# Goal:
Restate the data word for word and leave the images out.

[BEGIN Collected data]

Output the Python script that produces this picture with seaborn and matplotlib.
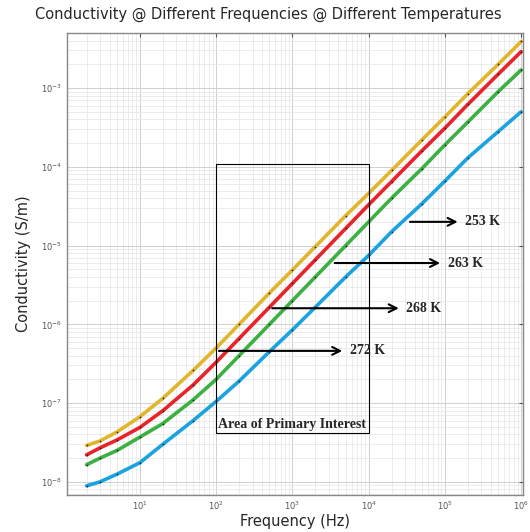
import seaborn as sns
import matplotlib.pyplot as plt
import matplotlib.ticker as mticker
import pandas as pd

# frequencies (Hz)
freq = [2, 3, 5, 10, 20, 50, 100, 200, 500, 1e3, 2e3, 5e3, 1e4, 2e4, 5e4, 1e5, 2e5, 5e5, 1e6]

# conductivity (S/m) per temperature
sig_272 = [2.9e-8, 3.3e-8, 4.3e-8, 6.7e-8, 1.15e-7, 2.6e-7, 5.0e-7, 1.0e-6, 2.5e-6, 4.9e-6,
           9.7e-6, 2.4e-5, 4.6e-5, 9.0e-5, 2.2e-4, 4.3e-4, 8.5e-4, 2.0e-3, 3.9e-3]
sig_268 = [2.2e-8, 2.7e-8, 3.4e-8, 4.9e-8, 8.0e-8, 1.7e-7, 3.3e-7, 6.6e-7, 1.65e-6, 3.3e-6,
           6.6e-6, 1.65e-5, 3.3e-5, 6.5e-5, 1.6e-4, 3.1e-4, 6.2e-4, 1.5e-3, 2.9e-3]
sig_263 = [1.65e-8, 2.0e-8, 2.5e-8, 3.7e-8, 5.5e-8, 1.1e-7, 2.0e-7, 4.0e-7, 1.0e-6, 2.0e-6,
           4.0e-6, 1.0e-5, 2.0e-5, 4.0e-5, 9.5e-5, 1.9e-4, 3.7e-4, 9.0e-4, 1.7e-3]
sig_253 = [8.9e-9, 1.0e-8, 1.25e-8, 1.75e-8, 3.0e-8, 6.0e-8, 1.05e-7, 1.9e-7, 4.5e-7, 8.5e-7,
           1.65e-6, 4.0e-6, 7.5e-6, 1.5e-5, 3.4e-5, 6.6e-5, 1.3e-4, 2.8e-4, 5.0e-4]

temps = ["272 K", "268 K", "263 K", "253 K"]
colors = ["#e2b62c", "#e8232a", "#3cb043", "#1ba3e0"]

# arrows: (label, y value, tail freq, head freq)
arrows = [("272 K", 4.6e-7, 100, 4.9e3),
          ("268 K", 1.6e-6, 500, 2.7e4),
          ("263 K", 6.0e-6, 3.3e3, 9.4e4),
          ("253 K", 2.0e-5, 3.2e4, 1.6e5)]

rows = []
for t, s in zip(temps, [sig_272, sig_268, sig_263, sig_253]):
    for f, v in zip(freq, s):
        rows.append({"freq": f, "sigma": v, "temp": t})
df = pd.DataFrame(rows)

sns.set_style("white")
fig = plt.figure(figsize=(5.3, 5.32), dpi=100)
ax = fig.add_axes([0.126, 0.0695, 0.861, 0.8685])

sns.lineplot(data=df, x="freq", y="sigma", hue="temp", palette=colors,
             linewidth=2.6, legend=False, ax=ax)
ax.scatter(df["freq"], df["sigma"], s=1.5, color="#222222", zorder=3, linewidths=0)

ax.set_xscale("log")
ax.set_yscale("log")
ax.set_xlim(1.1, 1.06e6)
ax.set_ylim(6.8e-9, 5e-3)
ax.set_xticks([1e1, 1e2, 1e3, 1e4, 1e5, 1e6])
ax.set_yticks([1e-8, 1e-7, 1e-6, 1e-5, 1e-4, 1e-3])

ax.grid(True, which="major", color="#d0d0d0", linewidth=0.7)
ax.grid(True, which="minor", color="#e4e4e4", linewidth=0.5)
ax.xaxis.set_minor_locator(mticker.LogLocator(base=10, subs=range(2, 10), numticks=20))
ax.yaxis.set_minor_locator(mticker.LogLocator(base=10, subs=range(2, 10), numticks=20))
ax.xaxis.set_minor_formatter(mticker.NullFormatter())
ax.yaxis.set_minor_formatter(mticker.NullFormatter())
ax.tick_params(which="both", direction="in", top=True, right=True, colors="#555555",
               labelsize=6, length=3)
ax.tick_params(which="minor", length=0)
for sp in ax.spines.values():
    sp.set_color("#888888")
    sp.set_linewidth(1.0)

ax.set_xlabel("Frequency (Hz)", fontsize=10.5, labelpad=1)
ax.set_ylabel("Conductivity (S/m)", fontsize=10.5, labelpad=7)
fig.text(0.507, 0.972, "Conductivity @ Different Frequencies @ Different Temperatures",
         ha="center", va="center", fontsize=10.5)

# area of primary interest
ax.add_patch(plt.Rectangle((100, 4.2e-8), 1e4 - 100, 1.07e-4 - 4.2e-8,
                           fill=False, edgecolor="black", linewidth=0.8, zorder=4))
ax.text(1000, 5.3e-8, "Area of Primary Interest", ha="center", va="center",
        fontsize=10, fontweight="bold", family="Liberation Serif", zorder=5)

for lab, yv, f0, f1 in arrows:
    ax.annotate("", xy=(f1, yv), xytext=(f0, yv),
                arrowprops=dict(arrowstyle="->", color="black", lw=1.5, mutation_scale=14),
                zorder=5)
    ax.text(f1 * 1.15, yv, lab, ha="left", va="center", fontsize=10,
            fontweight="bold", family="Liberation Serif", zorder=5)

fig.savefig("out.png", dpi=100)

[END Collected data]

# Reply:
Output the Python script that produces this picture with seaborn and matplotlib.
import seaborn as sns
import matplotlib.pyplot as plt
import matplotlib.ticker as mticker
import pandas as pd

# frequencies (Hz)
freq = [2, 3, 5, 10, 20, 50, 100, 200, 500, 1e3, 2e3, 5e3, 1e4, 2e4, 5e4, 1e5, 2e5, 5e5, 1e6]

# conductivity (S/m) per temperature
sig_272 = [2.9e-8, 3.3e-8, 4.3e-8, 6.7e-8, 1.15e-7, 2.6e-7, 5.0e-7, 1.0e-6, 2.5e-6, 4.9e-6,
           9.7e-6, 2.4e-5, 4.6e-5, 9.0e-5, 2.2e-4, 4.3e-4, 8.5e-4, 2.0e-3, 3.9e-3]
sig_268 = [2.2e-8, 2.7e-8, 3.4e-8, 4.9e-8, 8.0e-8, 1.7e-7, 3.3e-7, 6.6e-7, 1.65e-6, 3.3e-6,
           6.6e-6, 1.65e-5, 3.3e-5, 6.5e-5, 1.6e-4, 3.1e-4, 6.2e-4, 1.5e-3, 2.9e-3]
sig_263 = [1.65e-8, 2.0e-8, 2.5e-8, 3.7e-8, 5.5e-8, 1.1e-7, 2.0e-7, 4.0e-7, 1.0e-6, 2.0e-6,
           4.0e-6, 1.0e-5, 2.0e-5, 4.0e-5, 9.5e-5, 1.9e-4, 3.7e-4, 9.0e-4, 1.7e-3]
sig_253 = [8.9e-9, 1.0e-8, 1.25e-8, 1.75e-8, 3.0e-8, 6.0e-8, 1.05e-7, 1.9e-7, 4.5e-7, 8.5e-7,
           1.65e-6, 4.0e-6, 7.5e-6, 1.5e-5, 3.4e-5, 6.6e-5, 1.3e-4, 2.8e-4, 5.0e-4]

temps = ["272 K", "268 K", "263 K", "253 K"]
colors = ["#e2b62c", "#e8232a", "#3cb043", "#1ba3e0"]

# arrows: (label, y value, tail freq, head freq)
arrows = [("272 K", 4.6e-7, 100, 4.9e3),
          ("268 K", 1.6e-6, 500, 2.7e4),
          ("263 K", 6.0e-6, 3.3e3, 9.4e4),
          ("253 K", 2.0e-5, 3.2e4, 1.6e5)]

rows = []
for t, s in zip(temps, [sig_272, sig_268, sig_263, sig_253]):
    for f, v in zip(freq, s):
        rows.append({"freq": f, "sigma": v, "temp": t})
df = pd.DataFrame(rows)

sns.set_style("white")
fig = plt.figure(figsize=(5.3, 5.32), dpi=100)
ax = fig.add_axes([0.126, 0.0695, 0.861, 0.8685])

sns.lineplot(data=df, x="freq", y="sigma", hue="temp", palette=colors,
             linewidth=2.6, legend=False, ax=ax)
ax.scatter(df["freq"], df["sigma"], s=1.5, color="#222222", zorder=3, linewidths=0)

ax.set_xscale("log")
ax.set_yscale("log")
ax.set_xlim(1.1, 1.06e6)
ax.set_ylim(6.8e-9, 5e-3)
ax.set_xticks([1e1, 1e2, 1e3, 1e4, 1e5, 1e6])
ax.set_yticks([1e-8, 1e-7, 1e-6, 1e-5, 1e-4, 1e-3])

ax.grid(True, which="major", color="#d0d0d0", linewidth=0.7)
ax.grid(True, which="minor", color="#e4e4e4", linewidth=0.5)
ax.xaxis.set_minor_locator(mticker.LogLocator(base=10, subs=range(2, 10), numticks=20))
ax.yaxis.set_minor_locator(mticker.LogLocator(base=10, subs=range(2, 10), numticks=20))
ax.xaxis.set_minor_formatter(mticker.NullFormatter())
ax.yaxis.set_minor_formatter(mticker.NullFormatter())
ax.tick_params(which="both", direction="in", top=True, right=True, colors="#555555",
               labelsize=6, length=3)
ax.tick_params(which="minor", length=0)
for sp in ax.spines.values():
    sp.set_color("#888888")
    sp.set_linewidth(1.0)

ax.set_xlabel("Frequency (Hz)", fontsize=10.5, labelpad=1)
ax.set_ylabel("Conductivity (S/m)", fontsize=10.5, labelpad=7)
fig.text(0.507, 0.972, "Conductivity @ Different Frequencies @ Different Temperatures",
         ha="center", va="center", fontsize=10.5)

# area of primary interest
ax.add_patch(plt.Rectangle((100, 4.2e-8), 1e4 - 100, 1.07e-4 - 4.2e-8,
                           fill=False, edgecolor="black", linewidth=0.8, zorder=4))
ax.text(1000, 5.3e-8, "Area of Primary Interest", ha="center", va="center",
        fontsize=10, fontweight="bold", family="Liberation Serif", zorder=5)

for lab, yv, f0, f1 in arrows:
    ax.annotate("", xy=(f1, yv), xytext=(f0, yv),
                arrowprops=dict(arrowstyle="->", color="black", lw=1.5, mutation_scale=14),
                zorder=5)
    ax.text(f1 * 1.15, yv, lab, ha="left", va="center", fontsize=10,
            fontweight="bold", family="Liberation Serif", zorder=5)

fig.savefig("out.png", dpi=100)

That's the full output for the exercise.